Querying Dedicated Deployments
Dedicated deployments provide isolated, scalable model instances with guaranteed capacity and enterprise-grade features
Public Preview: Gravix Layer is currently in Public preview. Features are experimental and may have issues or break as ongoing updates to API endpoints and models continue.
Overview
Dedicated deployments allow you to:
- Guaranteed Capacity: Reserved compute resources for your workloads
- Consistent Performance: Dedicated GPUs only (shared GPU support coming soon)
- Custom Scaling: Configure replicas based on your needs
Prerequisites
Before deploying models, you need to set up your API key:
API Key Required: You must export your GravixLayer API key in your terminal before creating deployments. All deployment operations are tied to your API key and account.
Set your API key:
- Windows (CMD)
- Windows (PowerShell)
- Linux/macOS
set GRAVIXLAYER_API_KEY=your_api_key_here
$env:GRAVIXLAYER_API_KEY="your_api_key_here"

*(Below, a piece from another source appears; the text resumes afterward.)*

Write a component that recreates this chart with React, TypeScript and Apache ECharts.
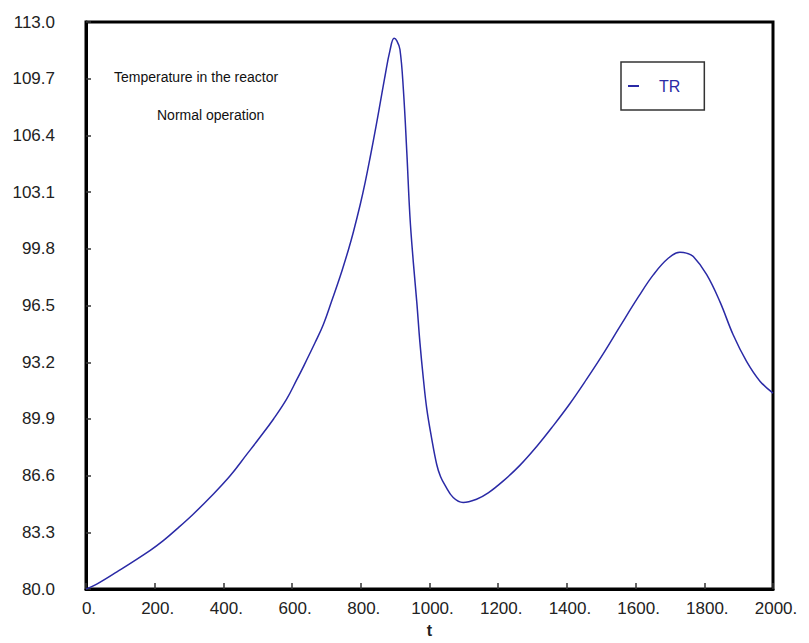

export GRAVIXLAYER_API_KEY=your_api_key_here
Supported Models
Text Models
The following models are available for dedicated deployment:
Model Name | Model ID | Provider | Parameters | Context Length |
---|---|---|---|---|
Qwen: Qwen3 4B Instruct 2507 | qwen3-4b-instruct-2507 | Qwen | 4B | 32768 |
Qwen: Qwen3 4B Thinking 2507 | qwen3-4b-thinking-2507 | Qwen | 4B | 32768 |
Qwen: Qwen3 4B | qwen3-4b | Qwen | 4B | 32768 |
Qwen: Qwen3 1.7B | qwen3-1.7b | Qwen | 1.7B | 32768 |
Qwen: Qwen3 0.6B | qwen3-0.6b | Qwen | 0.6B | 32768 |
Available Hardware
Currently supported GPU configurations:
Accelerator | Hardware String | Memory | Pricing |
---|---|---|---|
NVIDIA T4 | nvidia-t4-16gb-pcie_1 | 16GB | $0.39/hour |
Quick Start Guide
1. Check Available Hardware
First, list available GPU options:
gravixlayer deployments gpu --list
Example Output:
Available GPUs (1 found):
Accelerator Hardware String Memory
------------------------------------------------------------
t4 nvidia-t4-16gb-pcie_1 16GB
2. Create a Deployment
Create a new dedicated deployment:
gravixlayer deployments create \
--deployment_name "test_model" \
--hardware "nvidia-t4-16gb-pcie_1" \
--model_name "qwen3-1-7b" \
--wait
Example Output:
Creating deployment 'test_model' with model 'qwen3-1-7b'...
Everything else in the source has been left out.